WHAT IS EXPECTED: Go through the listing and set it down exactly, leaving out its pictures.
* Begin *
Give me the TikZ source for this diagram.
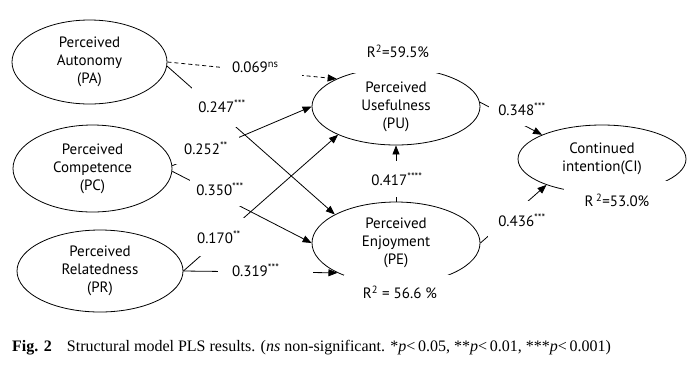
\documentclass[tikz,border=0pt]{standalone}
\usepackage{fontspec}
\setmainfont{PT Sans}
\newfontfamily\capfont{Liberation Serif}
\usetikzlibrary{shapes.geometric,arrows.meta}
\begin{document}
\begin{tikzpicture}[x=1pt,y=-1pt,
  lv/.style={ellipse, draw, line width=0.8pt, inner sep=0pt, align=center, font=\fontsize{15}{18}\selectfont},
  arr/.style={line width=0.8pt, -{Triangle[length=9pt,width=7pt]}},
  coef/.style={fill=white, inner sep=6pt, font=\fontsize{15}{18}\selectfont},
  rsq/.style={fill=white, inner sep=0pt, font=\fontsize{15}{18}\selectfont}]
\useasboundingbox (0,0) rectangle (692,368);
% latent variables
\node[lv, minimum width=155pt, minimum height=84pt] (PA) at (89.5,62) {Perceived\\Autonomy\\(PA)};
\node[lv, minimum width=159pt, minimum height=87pt] (PC) at (92.5,168.5) {Perceived\\Competence\\(PC)};
\node[lv, minimum width=166pt, minimum height=82pt] (PR) at (100,271) {Perceived\\Relatedness\\(PR)};
\node[lv, minimum width=168pt, minimum height=77pt] (PU) at (396,106.5) {Perceived\\Usefulness\\(PU)};
\node[lv, minimum width=168pt, minimum height=82pt] (PE) at (396,243) {Perceived\\Enjoyment\\(PE)};
\node[lv, minimum width=168pt, minimum height=68pt] (CI) at (602,159) {Continued\\intention(CI)};
% paths
\draw[arr, dashed, dash pattern=on 4pt off 3pt] (PA.east) -- (PU.155);
\draw[arr] (PA.-3) -- (PE.155);
\draw[arr] (PC.2) -- (PU.west);
\draw[arr] (PC.-2) -- (PE.west);
\draw[arr] (PR.east) -- (PU.206);
\draw[arr] (PR.east) -- (PE.207);
\draw[arr] (PE.north) -- (PU.south);
\draw[arr] (PU.3) -- (CI.158);
\draw[arr] (PE.east) -- (CI.205);
% coefficients
\node[coef, inner xsep=12pt, text width=58pt, align=left] (c1) at (261,67) {0.069\textsuperscript{ns}};
\node[coef, minimum width=56pt, minimum height=42pt] (c2) at (222,106) {0.247\textsuperscript{***}};
\node[coef, minimum width=66pt, minimum height=31pt] (c3) at (206,148) {0.252\textsuperscript{**}};
\node[coef, minimum width=60pt, minimum height=34pt] (c4) at (220,189) {0.350\textsuperscript{***}};
\node[coef, minimum width=60pt, minimum height=38pt] (c5) at (219,237) {0.170\textsuperscript{**}};
\node[coef, inner xsep=14pt, text width=67pt, align=left] (c6) at (265.5,270) {0.319\textsuperscript{***}};
\node[coef, minimum height=36pt] (c7) at (397,179) {0.417\textsuperscript{****}};
\node[coef, minimum width=66pt, minimum height=34pt] (c8) at (522,109) {0.348\textsuperscript{***}};
\node[coef, minimum width=68pt, minimum height=38pt] (c9) at (522,220) {0.436\textsuperscript{***}};
% R squared
\node[rsq, minimum width=92pt, minimum height=44pt] (r1) at (398,51) {R\textsuperscript{2}=59.5\%};
\node[rsq, minimum width=112pt, minimum height=34pt] (r2) at (400,292) {R\textsuperscript{2} = 56.6 \%};
\node[rsq, minimum width=106pt, minimum height=38pt] (r3) at (617,200) {R\,\textsuperscript{2}=53.0\%};
% caption
\node[anchor=base west, inner sep=0pt, font=\capfont\fontsize{16}{18}\selectfont] (cap) at (12,351)
  {\textbf{Fig. 2}\hspace{0.95em}Structural model PLS results. (\textit{ns} non-significant. *\textit{p}<\,0.05, **\textit{p}<\,0.01, ***\textit{p}<\,0.001)};
\end{tikzpicture}
\end{document}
* End *
EXPECTED ANSWER:
Give me the TikZ source for this diagram.
\documentclass[tikz,border=0pt]{standalone}
\usepackage{fontspec}
\setmainfont{PT Sans}
\newfontfamily\capfont{Liberation Serif}
\usetikzlibrary{shapes.geometric,arrows.meta}
\begin{document}
\begin{tikzpicture}[x=1pt,y=-1pt,
  lv/.style={ellipse, draw, line width=0.8pt, inner sep=0pt, align=center, font=\fontsize{15}{18}\selectfont},
  arr/.style={line width=0.8pt, -{Triangle[length=9pt,width=7pt]}},
  coef/.style={fill=white, inner sep=6pt, font=\fontsize{15}{18}\selectfont},
  rsq/.style={fill=white, inner sep=0pt, font=\fontsize{15}{18}\selectfont}]
\useasboundingbox (0,0) rectangle (692,368);
% latent variables
\node[lv, minimum width=155pt, minimum height=84pt] (PA) at (89.5,62) {Perceived\\Autonomy\\(PA)};
\node[lv, minimum width=159pt, minimum height=87pt] (PC) at (92.5,168.5) {Perceived\\Competence\\(PC)};
\node[lv, minimum width=166pt, minimum height=82pt] (PR) at (100,271) {Perceived\\Relatedness\\(PR)};
\node[lv, minimum width=168pt, minimum height=77pt] (PU) at (396,106.5) {Perceived\\Usefulness\\(PU)};
\node[lv, minimum width=168pt, minimum height=82pt] (PE) at (396,243) {Perceived\\Enjoyment\\(PE)};
\node[lv, minimum width=168pt, minimum height=68pt] (CI) at (602,159) {Continued\\intention(CI)};
% paths
\draw[arr, dashed, dash pattern=on 4pt off 3pt] (PA.east) -- (PU.155);
\draw[arr] (PA.-3) -- (PE.155);
\draw[arr] (PC.2) -- (PU.west);
\draw[arr] (PC.-2) -- (PE.west);
\draw[arr] (PR.east) -- (PU.206);
\draw[arr] (PR.east) -- (PE.207);
\draw[arr] (PE.north) -- (PU.south);
\draw[arr] (PU.3) -- (CI.158);
\draw[arr] (PE.east) -- (CI.205);
% coefficients
\node[coef, inner xsep=12pt, text width=58pt, align=left] (c1) at (261,67) {0.069\textsuperscript{ns}};
\node[coef, minimum width=56pt, minimum height=42pt] (c2) at (222,106) {0.247\textsuperscript{***}};
\node[coef, minimum width=66pt, minimum height=31pt] (c3) at (206,148) {0.252\textsuperscript{**}};
\node[coef, minimum width=60pt, minimum height=34pt] (c4) at (220,189) {0.350\textsuperscript{***}};
\node[coef, minimum width=60pt, minimum height=38pt] (c5) at (219,237) {0.170\textsuperscript{**}};
\node[coef, inner xsep=14pt, text width=67pt, align=left] (c6) at (265.5,270) {0.319\textsuperscript{***}};
\node[coef, minimum height=36pt] (c7) at (397,179) {0.417\textsuperscript{****}};
\node[coef, minimum width=66pt, minimum height=34pt] (c8) at (522,109) {0.348\textsuperscript{***}};
\node[coef, minimum width=68pt, minimum height=38pt] (c9) at (522,220) {0.436\textsuperscript{***}};
% R squared
\node[rsq, minimum width=92pt, minimum height=44pt] (r1) at (398,51) {R\textsuperscript{2}=59.5\%};
\node[rsq, minimum width=112pt, minimum height=34pt] (r2) at (400,292) {R\textsuperscript{2} = 56.6 \%};
\node[rsq, minimum width=106pt, minimum height=38pt] (r3) at (617,200) {R\,\textsuperscript{2}=53.0\%};
% caption
\node[anchor=base west, inner sep=0pt, font=\capfont\fontsize{16}{18}\selectfont] (cap) at (12,351)
  {\textbf{Fig. 2}\hspace{0.95em}Structural model PLS results. (\textit{ns} non-significant. *\textit{p}<\,0.05, **\textit{p}<\,0.01, ***\textit{p}<\,0.001)};
\end{tikzpicture}
\end{document}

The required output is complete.